But it's tremendously difficult, whether we're seeking that 'oh wow' moment, or trying to gain intuition that'll help us solve the next scientific problem. So time and time again we look for ways to calibrate our senses, to reach for some kind of perspective.
Perhaps we do this by starting with a thought-experiment about something familiar and cozy.
'Imagine this orange is the Sun'.
Next comes the Earth as a tiny seed, a hundred and nine times smaller, placed about 107 orange-diameters away - that's roughly 320 inches or 9 yards away (I know because I looked up the average diameter of Valencia oranges, really, I did). In this case the outermost major planet, Neptune, is a small blackcurrant located 270 yards further away. The next star, Proxima Centauri, is represented by another orange (actually more like a grape, it's a low mass star) roughly 1,400 miles away.

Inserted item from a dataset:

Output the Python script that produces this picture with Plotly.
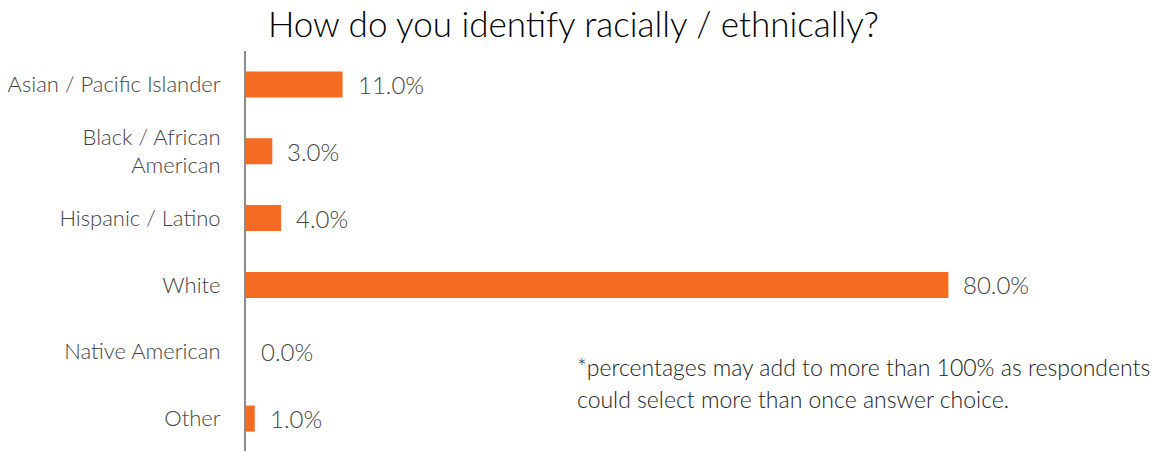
import plotly.graph_objects as go

categories = ["Asian / Pacific Islander", "Black / African<br>American", "Hispanic / Latino",
              "White", "Native American", "Other"]
values = [11.0, 3.0, 4.0, 80.0, 0.0, 1.0]
labels = [f"{v:.1f}%" for v in values]

title = "How do you identify racially / ethnically?"
footnote_lines = ["*percentages may add to more than 100% as respondents",
                  "could select more than once answer choice."]

FONT = "Lato"
W = 300
fig = go.Figure()
fig.add_trace(go.Bar(
    x=values, y=categories, orientation="h",
    marker=dict(color="#F36C21", line=dict(width=0)),
    width=0.39, hoverinfo="skip",
))
for c, v, t in zip(categories, values, labels):
    fig.add_annotation(x=v, y=c, text=t, xanchor="left", xshift=13, showarrow=False,
                       font=dict(family=FONT, size=24, color="#444444", weight=W))

for i, line in enumerate(footnote_lines):
    fig.add_annotation(xref="paper", yref="paper", x=0.375, y=0.211 - i * 0.08,
                       xanchor="left", yanchor="middle",
                       text=line, showarrow=False, align="left",
                       font=dict(family=FONT, size=23, color="#222222", weight=W))

fig.update_layout(
    width=1161, height=451,
    paper_bgcolor="white", plot_bgcolor="white",
    margin=dict(l=238, r=45, t=43, b=7),
    title=dict(text=title, x=0.487, xanchor="center", yref="container", y=0.962, yanchor="middle",
               font=dict(family=FONT, size=35, color="#000000", weight=W)),
    showlegend=False,
    xaxis=dict(range=[0, 100], visible=False, fixedrange=True, automargin=False),
    yaxis=dict(autorange="reversed", showline=True, linecolor="#8c8c8c", linewidth=2,
               showgrid=False, ticks="", ticklabelstandoff=19, automargin=False,
               tickfont=dict(family=FONT, size=22, color="#444444", weight=W)),
)
fig.write_html("out.html")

It's quite effective, we're lured into thinking about something ordinary, and the next thing we know we're gawping at the colossal gulf between us and another sun. You know, one of those thousands of twinkly things you see in the night sky (with good eyesight, in the middle of dark nowhere). It's almost cruel to point out that on this scale the other side of our single galaxy (less than a hundred billionth of the total population of galaxies in the observable universe) would only be reached after traveling about 25 million miles from our citrus mother.
This is one example. Sometimes our Sun is a basketball, or maybe it's the dome of the local planetarium. In fact numerous physical models exist around the world that play this same trick, there's even a list of them on (of course) Wikipedia. A particularly ambitious one is the Sweden Solar System model - stretching literally the length of the country. In this case the Sun (including the corona) is represented by the Ericsson Globe arena in Stockholm.

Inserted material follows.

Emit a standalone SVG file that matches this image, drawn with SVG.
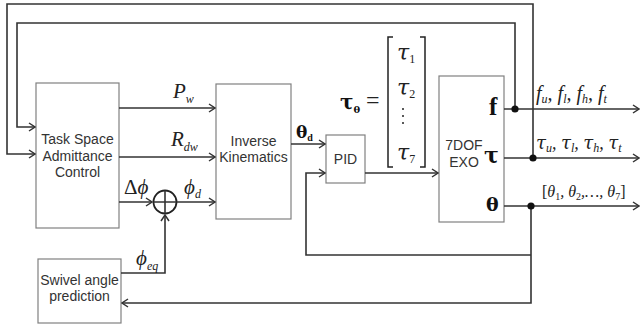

It's impressive, and by the time you've slogged the nearly 600 miles from the Sun to the termination bow shock above the Arctic circle in northern Sweden, you'll likely appreciate that this is merely a 1:20 million scale representation.
But it's awfully hard to keep all of this in our minds, we're just not used to experiencing such different levels of scale all at once, and a similar challenge exists if we want to go in the other direction, to the microscopic.
These days atoms perhaps don't seem quite as tiny or remote as they once did - even though they typically span barely 0.1 nanometers (a ten-millionth of a centimeter). Ingenious devices like the tiny proboscis of an atomic force microscope can be used to map and even manipulate atoms, as well as sense their covalent bonds with other atoms - all on a run-of-the-mill lab bench.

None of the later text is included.